Village and civil parish in Somerset, England

Skilgate is a village and civil parish 5 mi east of Dulverton and 8 mi west of Wiveliscombe in Somerset, England. It has a population of 96.

The parish, which covers an area of 866 ha, straddles the boundary of the Exmoor National Park lying on the southern edge of the Brendon Hills, and is close to the border with Devon.

==History==

In the Domesday Book the village was recorded as Scheligate, possibly meaning 'the opening on the boundary'. At that time it was held by Robert de Gatemore under Roger Arundel along with another manor in the parish known as Milton. They passed in the 20th century to the Ferguson Davie baronets.

The parish of Skillgate was part of the Williton and Freemanners Hundred.

==Governance==

The Parish Meeting has responsibility for local issues, there being no Parish Council.
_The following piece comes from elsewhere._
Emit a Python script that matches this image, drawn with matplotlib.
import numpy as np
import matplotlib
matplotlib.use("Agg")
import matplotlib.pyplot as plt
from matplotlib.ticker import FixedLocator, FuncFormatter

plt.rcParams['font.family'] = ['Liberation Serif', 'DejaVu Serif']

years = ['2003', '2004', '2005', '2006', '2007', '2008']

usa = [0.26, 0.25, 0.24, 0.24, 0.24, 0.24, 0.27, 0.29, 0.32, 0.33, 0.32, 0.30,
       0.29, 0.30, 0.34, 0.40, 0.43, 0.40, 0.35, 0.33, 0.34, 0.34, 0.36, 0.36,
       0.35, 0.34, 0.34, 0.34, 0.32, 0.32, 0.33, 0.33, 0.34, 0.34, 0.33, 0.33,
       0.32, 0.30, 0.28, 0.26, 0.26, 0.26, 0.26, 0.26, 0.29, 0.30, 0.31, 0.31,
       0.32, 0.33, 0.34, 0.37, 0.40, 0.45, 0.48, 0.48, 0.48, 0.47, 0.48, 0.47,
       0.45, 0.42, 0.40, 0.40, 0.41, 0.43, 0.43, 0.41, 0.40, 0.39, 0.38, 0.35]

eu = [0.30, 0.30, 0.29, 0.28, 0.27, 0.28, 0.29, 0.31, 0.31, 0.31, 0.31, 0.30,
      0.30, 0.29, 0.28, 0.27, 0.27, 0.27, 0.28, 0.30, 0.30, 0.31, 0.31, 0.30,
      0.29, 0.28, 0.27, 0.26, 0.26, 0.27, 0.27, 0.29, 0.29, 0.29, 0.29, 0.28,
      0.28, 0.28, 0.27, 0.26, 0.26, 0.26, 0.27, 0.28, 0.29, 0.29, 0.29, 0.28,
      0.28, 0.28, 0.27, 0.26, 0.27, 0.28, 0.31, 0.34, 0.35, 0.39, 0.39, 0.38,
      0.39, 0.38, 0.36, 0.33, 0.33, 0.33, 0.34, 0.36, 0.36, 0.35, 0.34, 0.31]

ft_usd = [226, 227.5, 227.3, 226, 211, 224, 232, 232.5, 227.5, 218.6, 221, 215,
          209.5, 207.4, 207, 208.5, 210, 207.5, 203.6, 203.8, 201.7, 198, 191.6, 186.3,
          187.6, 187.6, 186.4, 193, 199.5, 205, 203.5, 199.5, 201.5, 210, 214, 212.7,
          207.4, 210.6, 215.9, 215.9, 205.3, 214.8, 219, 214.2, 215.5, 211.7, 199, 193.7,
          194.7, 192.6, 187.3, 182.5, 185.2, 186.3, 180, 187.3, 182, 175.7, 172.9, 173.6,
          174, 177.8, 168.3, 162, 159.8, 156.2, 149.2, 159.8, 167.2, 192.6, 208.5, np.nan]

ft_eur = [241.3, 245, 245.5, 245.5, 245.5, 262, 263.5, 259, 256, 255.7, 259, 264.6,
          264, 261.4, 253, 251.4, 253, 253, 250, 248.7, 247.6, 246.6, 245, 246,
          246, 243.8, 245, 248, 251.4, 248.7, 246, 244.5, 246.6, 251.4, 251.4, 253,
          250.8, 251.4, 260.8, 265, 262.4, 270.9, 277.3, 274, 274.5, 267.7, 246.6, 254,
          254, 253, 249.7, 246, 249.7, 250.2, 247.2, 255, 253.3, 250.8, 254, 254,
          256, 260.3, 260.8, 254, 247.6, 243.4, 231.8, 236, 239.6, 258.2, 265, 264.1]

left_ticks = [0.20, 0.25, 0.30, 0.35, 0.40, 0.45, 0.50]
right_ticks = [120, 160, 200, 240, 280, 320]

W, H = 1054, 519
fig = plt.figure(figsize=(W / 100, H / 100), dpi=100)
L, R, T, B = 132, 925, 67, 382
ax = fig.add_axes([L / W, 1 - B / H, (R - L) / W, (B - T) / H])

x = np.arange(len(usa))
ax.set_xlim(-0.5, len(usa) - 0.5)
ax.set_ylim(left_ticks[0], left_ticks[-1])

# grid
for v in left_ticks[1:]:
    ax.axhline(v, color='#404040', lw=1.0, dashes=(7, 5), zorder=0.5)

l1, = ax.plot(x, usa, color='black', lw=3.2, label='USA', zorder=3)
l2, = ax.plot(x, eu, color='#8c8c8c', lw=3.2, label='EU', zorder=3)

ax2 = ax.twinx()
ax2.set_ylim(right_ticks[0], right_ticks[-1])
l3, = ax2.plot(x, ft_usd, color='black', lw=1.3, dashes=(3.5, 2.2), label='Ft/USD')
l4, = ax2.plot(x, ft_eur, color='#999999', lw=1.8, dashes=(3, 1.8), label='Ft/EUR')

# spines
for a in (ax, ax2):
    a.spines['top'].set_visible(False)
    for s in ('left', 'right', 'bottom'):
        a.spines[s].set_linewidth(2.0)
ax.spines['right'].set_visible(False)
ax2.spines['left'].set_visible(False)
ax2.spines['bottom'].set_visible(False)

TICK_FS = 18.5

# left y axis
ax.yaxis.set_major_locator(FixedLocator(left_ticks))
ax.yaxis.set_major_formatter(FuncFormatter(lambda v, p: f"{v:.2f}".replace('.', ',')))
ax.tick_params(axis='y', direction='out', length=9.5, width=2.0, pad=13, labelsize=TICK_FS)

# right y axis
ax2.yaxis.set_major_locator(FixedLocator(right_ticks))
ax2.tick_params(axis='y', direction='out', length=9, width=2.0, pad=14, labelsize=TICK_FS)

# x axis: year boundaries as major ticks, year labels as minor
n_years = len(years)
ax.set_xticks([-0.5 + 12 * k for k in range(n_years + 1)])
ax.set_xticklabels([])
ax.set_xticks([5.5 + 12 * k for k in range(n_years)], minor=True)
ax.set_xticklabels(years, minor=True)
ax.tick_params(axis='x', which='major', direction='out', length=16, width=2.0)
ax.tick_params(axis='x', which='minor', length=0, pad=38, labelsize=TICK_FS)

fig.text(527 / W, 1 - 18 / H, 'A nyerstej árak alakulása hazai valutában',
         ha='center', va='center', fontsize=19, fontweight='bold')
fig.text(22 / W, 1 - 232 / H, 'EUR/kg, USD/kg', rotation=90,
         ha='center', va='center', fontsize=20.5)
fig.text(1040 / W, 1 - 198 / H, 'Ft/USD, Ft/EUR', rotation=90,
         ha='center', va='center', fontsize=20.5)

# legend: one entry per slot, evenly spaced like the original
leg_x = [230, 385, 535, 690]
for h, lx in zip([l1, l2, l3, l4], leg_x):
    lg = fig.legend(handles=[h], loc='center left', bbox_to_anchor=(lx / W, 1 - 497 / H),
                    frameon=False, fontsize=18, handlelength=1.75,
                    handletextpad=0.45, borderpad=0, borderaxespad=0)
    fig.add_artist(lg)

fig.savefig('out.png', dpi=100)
For local government purposes, since 1 April 2023, the parish comes under the unitary authority of Somerset Council. Prior to this, it was part of the non-metropolitan district of Somerset West and Taunton (formed on 1 April 2019) and, before this, the district of West Somerset (established under the Local Government Act 1972). It was part of Dulverton Rural District before 1974.

It is also part of the Tiverton and Minehead county constituency represented in the House of Commons of the Parliament of the United Kingdom.

==Religious sites==

The Church of St John has a 14th-century tower, but the rest of the church was rebuilt in 1872. It has been designated by English Heritage as a Grade II* listed building.